Again, this voice is an article of perception, both for the speaker, and us, the listener. Schnabel is bold enough to let the voice, over which he has so little control, speak for itself. It's his surprising reticence as a director which allows the film to work. The edits within the film are sharp and unsentimental. The effects are almost always to the benefit of the narrative, as the film flowers from its opening constrained Bauby-eyed view to the tragedy of the final car journey, the one time the camera is truly allowed off the leash as it pirrouetes through a Parisian sky. Schnabel does the simple things well, such as cutting from Bauby to his speech therapist after Bauby's father's final call, allowing the emotion that wells through the scene to be released in her tears.

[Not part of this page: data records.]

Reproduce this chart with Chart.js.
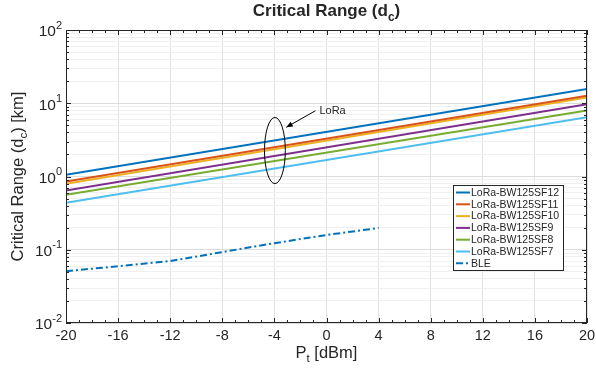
<!DOCTYPE html>
<html>
<head>
<meta charset="utf-8">
<script src="https://cdn.jsdelivr.net/npm/chart.js@4"></script>
<style>
  html, body { margin: 0; padding: 0; background: #fff; }
</style>
</head>
<body>
<canvas id="chart" width="596" height="371"></canvas>
<script>
// transmit power [dBm]
const ptLoRa = [-20, 20];
const ptBLE = [-20, -16, -12, -8, -4, 0, 4];

// critical range [km]
const sf12 = [1.055, 15.7];
const sf11 = [0.855, 12.7];
const sf10 = [0.795, 12.0];
const sf9 = [0.644, 9.7];
const sf8 = [0.563, 7.95];
const sf7 = [0.438, 6.44];
const ble = [0.051, 0.0595, 0.07, 0.093, 0.123, 0.159, 0.198];

const xTickValues = [-20, -16, -12, -8, -4, 0, 4, 8, 12, 16, 20];
const yDecades = [-2, -1, 0, 1, 2];

const labels = ['LoRa-BW125SF12', 'LoRa-BW125SF11', 'LoRa-BW125SF10', 'LoRa-BW125SF9', 'LoRa-BW125SF8', 'LoRa-BW125SF7', 'BLE'];
const colors = ['#0072BD', '#D95319', '#EDB120', '#7E2F8E', '#77AC30', '#4DBEEE', '#0072BD'];

const TXT = '#262626';
const FONT = '"Liberation Sans", Arial, Helvetica, sans-serif';

function pairs(xs, ys) {
  return xs.map((x, i) => ({ x, y: ys[i] }));
}

const loraSeries = [sf12, sf11, sf10, sf9, sf8, sf7];
const datasets = loraSeries.map((s, i) => ({
  label: labels[i],
  data: pairs(ptLoRa, s),
  borderColor: colors[i],
  borderWidth: 2,
  pointRadius: 0,
  fill: false,
}));
datasets.push({
  label: labels[6],
  data: pairs(ptBLE, ble),
  borderColor: colors[6],
  borderWidth: 2,
  borderDash: [7, 3, 2, 3],
  pointRadius: 0,
  fill: false,
});

// draws text with sub/superscript pieces
function drawParts(ctx, parts, x, y, size, bold, align, small) {
  const weight = bold ? 'bold ' : '';
  const ss = small || size * 0.7;
  let total = 0;
  const widths = parts.map((p) => {
    const s = p.sub || p.sup ? ss : size;
    ctx.font = `${weight}${s}px ${FONT}`;
    const w = ctx.measureText(p.t).width;
    total += w;
    return w;
  });
  let cx = align === 'center' ? x - total / 2 : align === 'right' ? x - total : x;
  parts.forEach((p, i) => {
    const s = p.sub || p.sup ? ss : size;
    ctx.font = `${weight}${s}px ${FONT}`;
    ctx.textAlign = 'left';
    ctx.textBaseline = 'middle';
    let dy = 0;
    if (p.sub) dy = size * 0.38;
    if (p.sup) dy = -size * 0.42;
    ctx.fillText(p.t, cx, y + dy);
    cx += widths[i];
  });
}

const decorPlugin = {
  id: 'decor',
  beforeDraw(chart) {
    const ctx = chart.ctx;
    ctx.save();
    ctx.fillStyle = '#fff';
    ctx.fillRect(0, 0, chart.width, chart.height);
    ctx.restore();
  },
  afterDraw(chart) {
    const ctx = chart.ctx;
    const a = chart.chartArea;
    const xs = chart.scales.x;
    const ys = chart.scales.y;
    ctx.save();

    // box
    ctx.strokeStyle = TXT;
    ctx.lineWidth = 1;
    ctx.strokeRect(a.left + 0.5, a.top + 0.5, a.right - a.left - 1, a.bottom - a.top - 1);

    // x ticks (major every 4, minor every 1)
    ctx.beginPath();
    for (let v = -20; v <= 20; v++) {
      const px = Math.round(xs.getPixelForValue(v)) + 0.5;
      const len = v % 4 === 0 ? 5 : 3;
      ctx.moveTo(px, a.bottom);
      ctx.lineTo(px, a.bottom - len);
      ctx.moveTo(px, a.top);
      ctx.lineTo(px, a.top + len);
    }
    // y ticks
    for (let d = -2; d <= 1; d++) {
      for (let m = 1; m <= 9; m++) {
        const py = Math.round(ys.getPixelForValue(m * Math.pow(10, d))) + 0.5;
        const len = m === 1 ? 5 : 3;
        ctx.moveTo(a.left, py);
        ctx.lineTo(a.left + len, py);
        ctx.moveTo(a.right, py);
        ctx.lineTo(a.right - len, py);
      }
    }
    ctx.stroke();

    // x tick labels
    ctx.fillStyle = TXT;
    ctx.font = `14.5px ${FONT}`;
    ctx.textAlign = 'center';
    ctx.textBaseline = 'middle';
    xTickValues.forEach((v) => {
      ctx.fillText(String(v), xs.getPixelForValue(v), a.bottom + 13);
    });

    // y tick labels 10^n
    yDecades.forEach((d) => {
      const py = ys.getPixelForValue(Math.pow(10, d));
      drawParts(ctx, [{ t: '10' }, { t: String(d), sup: true }], a.left - 4, py + 2, 15.5, false, 'right', 11);
    });

    // axis titles
    drawParts(ctx, [{ t: 'P' }, { t: 't', sub: true }, { t: ' [dBm]' }], (a.left + a.right) / 2, a.bottom + 30, 16.5, false, 'center');
    ctx.save();
    ctx.translate(18, (a.top + a.bottom) / 2);
    ctx.rotate(-Math.PI / 2);
    drawParts(ctx, [{ t: 'Critical Range (d' }, { t: 'c', sub: true }, { t: ') [km]' }], 0, 0, 16.5, false, 'center');
    ctx.restore();

    // title
    drawParts(ctx, [{ t: 'Critical Range (d' }, { t: 'c', sub: true }, { t: ')' }], (a.left + a.right) / 2, 11, 17, true, 'center');

    // ellipse around LoRa curves
    const ex = xs.getPixelForValue(-4);
    const ex2 = xs.getPixelForValue(-3.2);
    const eyTop = ys.getPixelForValue(6.4);
    const eyBot = ys.getPixelForValue(0.8);
    ctx.strokeStyle = '#000';
    ctx.lineWidth = 1;
    ctx.beginPath();
    ctx.ellipse(ex + 0.5, (eyTop + eyBot) / 2, ex2 - ex, (eyBot - eyTop) / 2, 0, 0, Math.PI * 2);
    ctx.stroke();

    // arrow + label
    const hx = ex2 + 1.5, hy = ys.getPixelForValue(4.7);
    const tx = xs.getPixelForValue(-0.85), ty = ys.getPixelForValue(7.9);
    ctx.beginPath();
    ctx.moveTo(tx, ty);
    ctx.lineTo(hx, hy);
    ctx.stroke();
    const ang = Math.atan2(hy - ty, hx - tx);
    ctx.fillStyle = '#000';
    ctx.beginPath();
    ctx.moveTo(hx, hy);
    ctx.lineTo(hx - 7 * Math.cos(ang - 0.4), hy - 7 * Math.sin(ang - 0.4));
    ctx.lineTo(hx - 7 * Math.cos(ang + 0.4), hy - 7 * Math.sin(ang + 0.4));
    ctx.closePath();
    ctx.fill();
    ctx.fillStyle = TXT;
    ctx.font = `11px ${FONT}`;
    ctx.textAlign = 'left';
    ctx.textBaseline = 'middle';
    ctx.fillText('LoRa', tx + 4, ty);

    // legend
    const lx = 453, ly = 185, lw = 110, lh = 85;
    ctx.fillStyle = '#fff';
    ctx.fillRect(lx, ly, lw, lh);
    ctx.strokeStyle = TXT;
    ctx.strokeRect(lx + 0.5, ly + 0.5, lw, lh);
    chart.data.datasets.forEach((ds, i) => {
      const ry = ly + 7.5 + i * 11.8;
      ctx.strokeStyle = ds.borderColor;
      ctx.lineWidth = 2;
      ctx.setLineDash(ds.borderDash || []);
      ctx.beginPath();
      ctx.moveTo(lx + 3, ry);
      ctx.lineTo(lx + 17, ry);
      ctx.stroke();
      ctx.setLineDash([]);
      ctx.fillStyle = TXT;
      ctx.font = `10.5px ${FONT}`;
      ctx.textAlign = 'left';
      ctx.textBaseline = 'middle';
      ctx.fillText(ds.label, lx + 18, ry + 0.5);
    });

    ctx.restore();
  },
};

new Chart(document.getElementById('chart'), {
  type: 'line',
  data: { datasets },
  options: {
    responsive: false,
    animation: false,
    devicePixelRatio: 1,
    layout: { padding: { left: 66, right: 9, top: 30, bottom: 48 } },
    plugins: { legend: { display: false }, tooltip: { enabled: false } },
    scales: {
      x: {
        type: 'linear',
        min: -20,
        max: 20,
        ticks: { display: false, stepSize: 4 },
        grid: { color: '#e2e2e2', drawTicks: false },
        border: { display: false },
      },
      y: {
        type: 'logarithmic',
        min: 0.01,
        max: 100,
        ticks: { display: false },
        afterBuildTicks: (scale) => {
          const t = [];
          for (let d = -2; d <= 1; d++) {
            for (let m = 1; m <= 9; m++) t.push({ value: m * Math.pow(10, d) });
          }
          t.push({ value: 100 });
          scale.ticks = t;
        },
        grid: {
          drawTicks: false,
          color: (c) => {
            const v = c.tick && c.tick.value;
            const l = Math.log10(v);
            return Math.abs(l - Math.round(l)) < 1e-6 ? '#dcdcdc' : '#f0f0f0';
          },
        },
        border: { display: false },
      },
    },
  },
  plugins: [decorPlugin],
});
</script>
</body>
</html>
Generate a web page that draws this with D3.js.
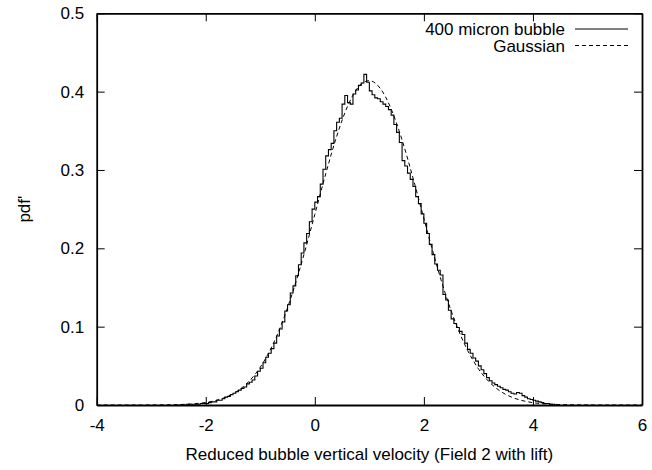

Finally, The Diving Bell and the Butterfly succeeds not because of its ability to elicit emotion, but through its humour. Humour is a touchstone of common humanity. Bauby is an up-to-the-minute Beckett character, trapped in his physical self. His powerlessness is that of an infant. Yet he retains the ability to find his predicament funny. One of the smartest scenes occurs when a telephone is delivered to his room and the workmen laugh at the man who can't speak being given a telephone. His speech therapist chides them, but Bauby laughs with them.
I'm not sure I've got anywhere near to the root of discovering why this film is so powerful. It is about perception, the notion of humanity, it is beautifully directed, remarkably well acted, it is funny, it's sad, it makes 'em laugh, it makes 'em cry. All this and yet, as with any cinema that really works, the sum is so much greater than the parts. All the critic can do is break the film down into its constituent elements, some of which s/he might get right, some wrong. A modest exploration of something which has been honed and worked over for years. And in this case, it is not just the film which has been worked over, but the book as well. Doubtless, most of the elements of Schnabel's film which make it so powerful are to be found within Bauby's book. Yet the director brings his own eye to that book, he mediates it through his perception. The marriage of Bauby's blinking brilliance and Schnabel's flashy modesty have produced something out of the ordinary.
When I left the cinema day had turned to night. I walked back to my side of the tracks feeling exhausted and alive.